A legal bid to scrap the government’s removal of several duties in relation to children in care goes to the Court of Appeal next week, after the charity behind it was granted a fast-track challenge.
Earlier this month, Article 39 lost a High Court challenge against the Department for Education’s decision, in April, to bring in the changes, on a temporary basis though without parliamentary scrutiny, in order to help councils and providers manage the impact of the coronavirus pandemic.
This was despite the judge in the case, Mrs Justice Lieven, heavily criticising the DfE for its failure to consult the Children’s Commissioner for England before issuing the statutory instrument that brought in the changes. She said she woudl have likely ruled it unlawful but for it being “a national crisis of such urgency”.
But now, the charity has been granted an expedited appeal – which will be heard next Friday (4 September) – on the grounds that the DfE’s failure to consult children, children’s rights organisations and the commissioner in making the changes was unlawful, after Lady Justice Macur found the appeal had a real prospect of success.
The judge also found that the appeal could not be regarded as purely academic, as the government may extend the changes brought in by the statutory instrument at their expiry date on 25 September, though ministers have promised to scrap most of them, while consulting on extending a few.
Article 39 director Carolyne Willow said: “We contend that statutory instrument 445 was made unlawfully, and we’re thrilled to have permission for an expedited appeal. The radical changes to children’s legal protections forced through overnight in April continue to put children in care at risk.
“Safeguards that were built up since the 1940s were deleted or diluted without any consultation with children and young people, the Children’s Commissioner for England or other children’s rights organisations. We’re going back to court to get the rights of children in care reinstated, and also to stop the education secretary doing anything like this again.”
Why charity lost initial case
Article 39 lost the original case because Mrs Justice Lieven found that it was lawful for the DfE not to have consulted the commissioner and children’s rights organiastions. This was because ministers were having to make “very quick decisions” in the face of an “unprecedented crisis that would impact on the welfare” of looked-after children.
This was based on worst-case projections from government scientific advisers for social work sickness absence rates from Covid-19 to reach 35% as a weekly average, which the DfE had to plan for even though nothing approaching these figures came to pass.
As a result it was reasonable for it to concentrate its consultative efforts on councils and providers, rather than children’s rights organisations, particularly as providers and councils were themselves taking into consideration the impact of any changes on children. This was evidenced by the Association of Directors of Children’s Services drawing up a RAG (red amber green) rating for the impact of the regulatory changes on the welfare of children. However, the ADCS has said it was not directly consulted on the changes.

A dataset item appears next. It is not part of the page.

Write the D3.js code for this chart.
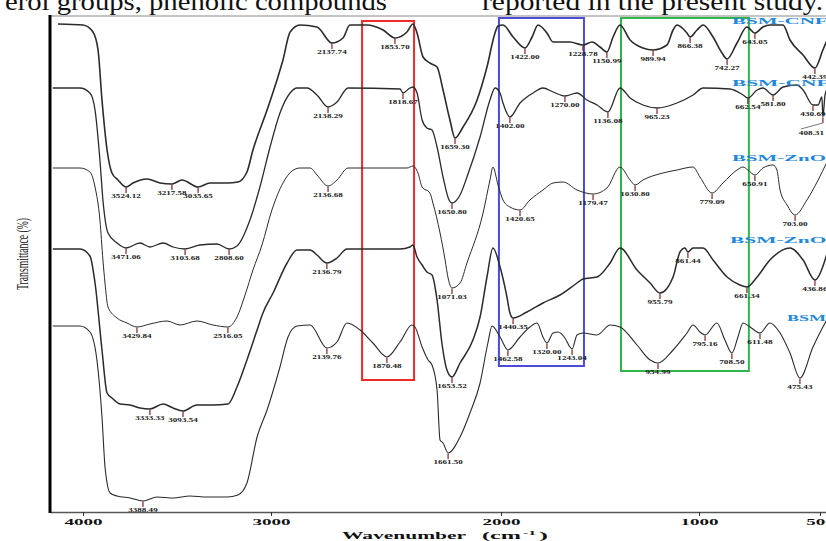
<!DOCTYPE html>
<html>
<head>
<meta charset="utf-8">
<title>FTIR spectra</title>
<style>
body { margin: 0; background: #fff; overflow: hidden; }
svg { display: block; }
.page-text { font: 26px "Liberation Serif", "Times New Roman", serif; fill: #111; }
.spec { fill: none; stroke-linejoin: round; }
.peak { font: bold 6px "Liberation Serif", serif; fill: #222; }
.peak-tick { stroke: #7a2424; stroke-width: 1.2px; }
.sample { font: bold 9px "Liberation Serif", serif; fill: #1f88d9; }
.axis text { font: bold 8px "Liberation Serif", serif; fill: #111; }
.title { font: bold 11px "Liberation Serif", serif; fill: #111; }
</style>
</head>
<body>
<script src="https://cdn.jsdelivr.net/npm/d3@7"></script>
<script>

// axis ticks (wavenumber, cm-1)
var xTicks = [4000, 3000, 2000, 1000, 500];

// sample names, where each name starts (wavenumber) and its level
var sampleNames = ["BSM-CNFs", "BSM-CNFs-ZnO", "BSM-ZnONPs", "BSM-ZnO-CNFs", "BSM"];
var nameAt = [864, 864, 864, 872, 636];
var nameLevel = [97.6, 85.2, 70.2, 53.8, 38.2];

// spectra: [wavenumber, transmittance (arbitrary, stacked)]
var spectrumA = [[4133,97.6],[4000,97.4],[3947,96.0],[3920,92.4],[3899,82.4],[3872,72.4],[3846,67.8],[3814,66.4],[3771,65.0],[3734,65.8],[3660,66.6],[3590,65.8],[3527,65.6],[3473,66.4],[3388,65.0],[3324,65.8],[3234,65.8],[3176,66.0],[3128,68.0],[3096,72.4],[3021,80.4],[2974,86.4],[2948,90.4],[2917,96.0],[2874,97.4],[2800,97.0],[2735,93.8],[2687,94.8],[2657,97.4],[2583,97.4],[2513,96.4],[2461,94.8],[2409,96.0],[2383,97.6],[2365,95.8],[2339,91.0],[2309,89.8],[2278,89.0],[2252,84.4],[2222,78.4],[2200,74.8],[2165,77.0],[2104,82.4],[2061,89.0],[2026,95.8],[2013,97.2],[1990,97.4],[1939,95.0],[1879,92.8],[1843,95.0],[1813,97.4],[1768,95.8],[1737,94.0],[1652,94.0],[1586,93.4],[1540,94.0],[1500,93.0],[1465,92.0],[1434,95.0],[1399,97.4],[1348,94.4],[1283,92.8],[1232,92.4],[1162,93.4],[1131,96.4],[1111,97.4],[1061,95.8],[1045,95.0],[1010,96.4],[983,97.4],[942,95.0],[905,91.8],[884,90.6],[843,93.8],[802,97.0],[769,95.8],[736,97.0],[707,97.4],[653,97.4],[624,94.4],[570,91.4],[521,88.8],[488,92.4],[467,94.8]];

var spectrumB = [[4160,84.8],[4016,84.8],[3963,83.8],[3936,80.4],[3910,70.4],[3894,62.4],[3867,55.8],[3819,53.8],[3771,52.8],[3697,53.8],[3644,53.0],[3574,53.8],[3521,53.0],[3457,52.6],[3378,53.4],[3287,53.6],[3223,52.6],[3181,53.2],[3112,58.4],[3059,65.0],[3005,73.0],[2961,79.8],[2917,83.8],[2887,84.8],[2843,84.8],[2800,83.4],[2752,81.0],[2713,82.0],[2665,84.8],[2439,84.6],[2426,83.8],[2396,84.8],[2383,85.0],[2365,83.8],[2343,78.4],[2322,76.8],[2300,76.4],[2278,73.0],[2252,67.0],[2226,62.4],[2213,61.8],[2178,63.4],[2148,67.0],[2091,75.0],[2048,82.4],[2026,84.8],[2004,83.8],[1990,81.8],[1955,79.0],[1904,81.8],[1869,83.0],[1838,83.8],[1788,84.8],[1737,84.0],[1677,83.2],[1616,83.8],[1566,82.4],[1515,81.4],[1460,80.0],[1399,84.8],[1348,82.8],[1283,81.4],[1212,80.8],[1111,81.8],[1030,83.4],[983,84.8],[872,84.6],[818,83.4],[798,82.8],[760,84.4],[736,84.8],[694,83.4],[653,85.0],[595,85.4],[570,84.4],[529,81.4],[508,81.4],[492,83.0],[488,79.0],[479,83.4],[467,84.8]];

var spectrumC = [[4160,68.8],[4016,68.8],[3963,68.0],[3936,65.0],[3910,58.4],[3894,50.4],[3883,45.8],[3867,41.0],[3819,38.8],[3766,37.8],[3713,37.0],[3644,37.6],[3553,38.2],[3484,37.4],[3394,38.2],[3309,37.4],[3229,37.0],[3181,39.0],[3138,43.4],[3096,48.4],[3048,53.4],[2996,60.4],[2948,65.8],[2909,68.2],[2874,68.8],[2830,68.8],[2800,67.4],[2752,65.2],[2713,66.4],[2665,68.8],[2409,68.8],[2383,69.2],[2361,67.8],[2343,65.0],[2309,63.8],[2296,61.8],[2265,55.8],[2243,50.4],[2230,46.8],[2213,44.8],[2178,45.8],[2148,49.8],[2078,59.8],[2048,66.4],[2035,69.0],[2013,65.4],[1990,62.4],[1955,61.0],[1904,60.4],[1854,62.4],[1788,64.4],[1737,65.8],[1687,66.0],[1616,64.4],[1535,63.6],[1465,64.8],[1399,69.0],[1348,66.4],[1323,65.4],[1283,66.4],[1182,67.8],[1111,68.4],[1030,69.0],[996,67.0],[946,63.8],[901,65.8],[843,68.4],[818,69.0],[798,68.4],[769,67.4],[736,68.8],[694,69.4],[678,68.4],[665,64.4],[636,61.4],[603,59.4],[554,62.4],[512,66.0],[467,70.4]];

var spectrumD = [[4160,52.6],[4016,52.6],[3963,51.2],[3936,45.8],[3899,32.4],[3872,23.8],[3846,22.8],[3803,21.6],[3750,21.4],[3697,20.8],[3644,20.6],[3574,21.6],[3521,20.8],[3468,20.2],[3394,21.4],[3309,21.4],[3229,21.6],[3181,25.0],[3128,30.4],[3074,36.4],[3043,39.8],[2991,43.8],[2930,49.8],[2887,52.4],[2830,52.4],[2800,51.4],[2757,49.8],[2713,50.8],[2670,52.6],[2439,52.6],[2396,53.0],[2383,53.4],[2365,51.0],[2343,49.4],[2322,48.0],[2300,47.4],[2278,42.4],[2257,33.8],[2235,28.4],[2213,27.0],[2178,29.8],[2122,34.4],[2091,39.0],[2061,47.0],[2035,52.8],[2004,49.0],[1970,43.0],[1955,39.8],[1939,38.8],[1869,40.0],[1788,41.8],[1702,43.4],[1616,45.8],[1586,46.6],[1515,47.0],[1449,49.8],[1399,52.8],[1313,48.4],[1247,45.8],[1197,43.8],[1131,47.0],[1096,52.0],[1071,52.8],[1056,52.0],[1030,52.8],[983,52.8],[942,50.4],[884,47.0],[831,45.4],[802,45.0],[760,47.0],[707,50.4],[624,52.8],[570,50.4],[521,46.4],[479,50.4],[467,52.4]];

var spectrumE = [[4160,37.2],[4016,37.2],[3963,36.0],[3926,30.4],[3899,19.0],[3883,9.0],[3872,5.8],[3856,3.8],[3819,3.2],[3750,2.8],[3681,2.2],[3606,3.0],[3521,2.8],[3431,3.2],[3340,3.0],[3234,3.0],[3176,3.4],[3128,5.8],[3074,15.0],[3021,20.4],[2961,29.0],[2926,35.0],[2887,37.2],[2830,37.4],[2757,32.8],[2713,34.0],[2670,37.8],[2613,36.4],[2557,33.8],[2496,31.0],[2439,34.0],[2387,37.4],[2374,37.0],[2343,33.0],[2317,30.4],[2300,29.4],[2278,24.4],[2265,14.4],[2252,13.8],[2230,11.8],[2178,15.0],[2135,19.8],[2091,25.8],[2057,33.8],[2039,37.2],[2004,35.0],[1965,32.4],[1904,35.0],[1854,37.0],[1818,37.8],[1788,35.0],[1768,33.8],[1737,35.8],[1712,36.0],[1677,34.8],[1652,33.0],[1641,32.6],[1616,35.4],[1586,35.8],[1515,35.4],[1449,37.4],[1399,37.0],[1313,33.4],[1247,30.4],[1207,29.8],[1131,32.4],[1061,35.8],[1030,37.4],[996,36.0],[975,35.4],[926,37.8],[893,34.4],[864,31.8],[839,35.0],[818,37.8],[789,37.0],[748,35.8],[707,37.8],[665,35.8],[624,31.8],[583,26.8],[529,33.0],[488,37.0],[467,38.8]];

// peak annotations: [label, wavenumber, transmittance]
var peaksA = [["3524.12",3771,65.0],["3217.58",3527,65.6],["3035.65",3388,65.0],["2137.74",2735,93.8],["1853.70",2461,94.8],["1659.30",2200,74.8],["1422.00",1879,92.8],["1228.78",1586,93.4],["1150.99",1465,92.0],["989.94",1232,92.4],["866.38",1045,95.0],["742.27",884,90.6],["643.05",769,95.8],["442.39",521,88.8]];
var peaksB = [["3471.06",3771,52.8],["3103.68",3457,52.6],["2808.60",3223,52.6],["2138.29",2752,81.0],["1818.67",2426,83.8],["1650.80",2213,61.8],["1402.00",1955,79.0],["1270.00",1677,83.2],["1136.08",1460,80.0],["965.23",1212,80.8],["662.54",798,82.8],["581.80",694,83.4],["430.69",529,81.4],["408.31",488,79.0]];
var peaksC = [["3429.84",3713,37.0],["2516.05",3229,37.0],["2136.68",2752,65.2],["1071.03",2213,44.8],["1420.65",1904,60.4],["1179.47",1535,63.6],["1030.80",1323,65.4],["779.09",946,63.8],["650.91",769,67.4],["703.00",603,59.4]];
var peaksD = [["3333.33",3644,20.6],["3093.54",3468,20.2],["2136.79",2757,49.8],["1653.52",2213,27.0],["1440.35",1939,38.8],["955.79",1197,43.8],["861.44",1056,52.0],["661.34",802,45.0],["436.86",521,46.4]];
var peaksE = [["3388.49",3681,2.2],["2139.76",2757,32.8],["1870.48",2496,31.0],["1661.50",2230,11.8],["1462.58",1965,32.4],["1320.00",1768,33.8],["1243.04",1641,32.6],["954.99",1207,29.8],["795.16",975,35.4],["708.50",864,31.8],["611.48",748,35.8],["475.43",583,26.8]];

// highlighted regions: [from wn, to wn, top, bottom]
var boxes = [[2604, 2378, 98.2, 26.4], [2009, 1581, 98.8, 29.2], [1394, 794, 98.8, 28.2]];
var boxColors = ["#ee2a2a", "#4b4bd6", "#2fb54a"];

var spectra = [spectrumA, spectrumB, spectrumC, spectrumD, spectrumE];
var peaks = [peaksA, peaksB, peaksC, peaksD, peaksE];
var lineWidths = [1.6, 1.3, 1.0, 1.5, 1.1];

var width = 826, height = 541;

var svg = d3.select("body").append("svg")
    .attr("width", width)
    .attr("height", height);

// piecewise wavenumber scale (the printed axis is not uniform)
var x = d3.scaleLinear()
    .domain([4175, 4000, 3000, 2000, 1000, 500, 475])
    .range([50, 83, 271, 501, 699, 820, 826]);

var y = d3.scaleLinear()
    .domain([0, 100])
    .range([512, 12]);

// page text cut off above the figure
svg.append("text").attr("class", "page-text")
    .attr("x", 5).attr("y", 10)
    .attr("textLength", 382).attr("lengthAdjust", "spacingAndGlyphs")
    .text("erol groups, phenolic compounds");
svg.append("text").attr("class", "page-text")
    .attr("x", 482).attr("y", 10)
    .attr("textLength", 341).attr("lengthAdjust", "spacingAndGlyphs")
    .text("reported in the present study.");

// frame
svg.append("line")
    .attr("x1", 50).attr("x2", width).attr("y1", 16).attr("y2", 16)
    .style("stroke", "#888").style("stroke-width", 1);

// boxes
svg.append("g").selectAll("rect")
    .data(boxes)
    .enter().append("rect")
    .attr("x", d => x(d[0]))
    .attr("y", d => y(d[2]))
    .attr("width", d => x(d[1]) - x(d[0]))
    .attr("height", d => y(d[3]) - y(d[2]))
    .style("fill", "none")
    .style("stroke", (d, i) => boxColors[i])
    .style("stroke-width", 2);

var line = d3.line()
    .x(d => x(d[0]))
    .y(d => y(d[1]))
    .curve(d3.curveMonotoneX);

svg.append("g").selectAll("path")
    .data(spectra)
    .enter().append("path")
    .attr("class", "spec")
    .attr("d", line)
    .style("stroke", "#2b2b2b")
    .style("stroke-width", (d, i) => lineWidths[i]);

// peak ticks and labels
var pk = svg.append("g");
peaks.forEach(function(list) {
  list.forEach(function(p) {
    var px = x(p[1]), py = y(p[2]);
    var w = p[0].length * 4.2;
    var lx = px, ly = py + 11;
    pk.append("line")
        .attr("class", "peak-tick")
        .attr("x1", px).attr("x2", px)
        .attr("y1", py + 0.5).attr("y2", py + 6);
    // labels running off the right edge are pulled left with a leader
    if (px + w / 2 > width + 4) {
      lx = width - 2 - w / 2;
      ly = py + 18;
      pk.append("line")
          .attr("x1", px).attr("y1", py + 6)
          .attr("x2", lx - w / 2 + 2).attr("y2", ly - 6)
          .style("stroke", "#555").style("stroke-width", 0.8);
    }
    pk.append("text")
        .attr("class", "peak")
        .attr("x", lx).attr("y", ly)
        .attr("text-anchor", "middle")
        .attr("textLength", w)
        .attr("lengthAdjust", "spacingAndGlyphs")
        .text(p[0]);
  });
});

// sample names
svg.append("g").selectAll("text")
    .data(sampleNames)
    .enter().append("text")
    .attr("class", "sample")
    .attr("x", (d, i) => x(nameAt[i]))
    .attr("y", (d, i) => y(nameLevel[i]))
    .attr("textLength", d => d.length * 13)
    .attr("lengthAdjust", "spacingAndGlyphs")
    .text(d => d);

// x axis
var xAxis = svg.append("g")
    .attr("class", "axis")
    .attr("transform", "translate(0," + y(0) + ")")
    .call(d3.axisBottom(x).tickValues(xTicks).tickSize(4).tickSizeOuter(0).tickFormat(d3.format("d")));
xAxis.select(".domain").style("stroke", "#555").style("stroke-width", 1.5);
xAxis.selectAll(".tick line").style("stroke", "#333");
xAxis.selectAll(".tick text")
    .attr("textLength", d => String(d).length * 9.5)
    .attr("lengthAdjust", "spacingAndGlyphs");

// y axis line (no ticks)
svg.append("line")
    .attr("x1", 50).attr("x2", 50).attr("y1", 15).attr("y2", y(0) + 1)
    .style("stroke", "#000").style("stroke-width", 3);

// axis titles
svg.append("text").attr("class", "title")
    .attr("x", 342).attr("y", 539)
    .attr("textLength", 124).attr("lengthAdjust", "spacingAndGlyphs")
    .text("Wavenumber");
svg.append("text").attr("class", "title")
    .attr("x", 482).attr("y", 539)
    .attr("textLength", 39).attr("lengthAdjust", "spacingAndGlyphs")
    .text("(cm");
svg.append("text").attr("class", "title")
    .attr("x", 523).attr("y", 535)
    .style("font-size", "7px")
    .attr("textLength", 13).attr("lengthAdjust", "spacingAndGlyphs")
    .text("-1");
svg.append("text").attr("class", "title")
    .attr("x", 539).attr("y", 539)
    .attr("textLength", 9).attr("lengthAdjust", "spacingAndGlyphs")
    .text(")");

svg.append("text")
    .attr("transform", "translate(28,254) rotate(-90)")
    .attr("text-anchor", "middle")
    .attr("textLength", 72).attr("lengthAdjust", "spacingAndGlyphs")
    .style("font", "16px 'Liberation Serif', serif")
    .style("fill", "#111")
    .text("Transmittance (%)");

</script>
</body>
</html>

Mrs Justice Lieven also rejected Article 39’s other grounds for challenging the decision: that the government had acted contrary to the objective of the statutory framework, to safeguard and promote the welfare of vulnerable children, and that education secretary Gavin Williamson had acted without regard to his duty to promote the wellbeing of children under section 7 of the Children and Young Persons Act 2008.
This was because, she ruled, the DfE’s objective in issuing the statutory instrument was to promote the welfare of children, on the grounds that the “flexibilities” introduced were designed to reduce risks to children in the face of a “major crisis”.
What is at stake?
The regulatory amendments introduced by the government in April affect 65 duties relating to children in care, across several pieces of legislation.
Key changes highlighted by Article 39 include:
- Making adoption panels discretionary rather than mandatory.
- Allowing a looked-after child to be temporarily placed with an unconnected person who is not an approved foster carer, and removing the oversight of a local authority nominated officer from the process.
- Enabling a child to be placed without nominated-officer approval with a foster carer who is also an approved adopter – thus potentially fast-tracking the fostering for adoption of very young children.
- Removing duties governing visits within fixed timescales to chidren in care, and replacing them with a stipulation that these be conducted “as soon as is reasonably practicable”.
- Removing the requirement for reviews of looked-after children’s care, beyond the first two reviews, to take place at least every six months, instead stating that these should take place where “reasonably practicable”.
- Replacing the requirement that independent individuals visit children’s homes at least once a month, with one saying that reasonable endeavours should be made to do so.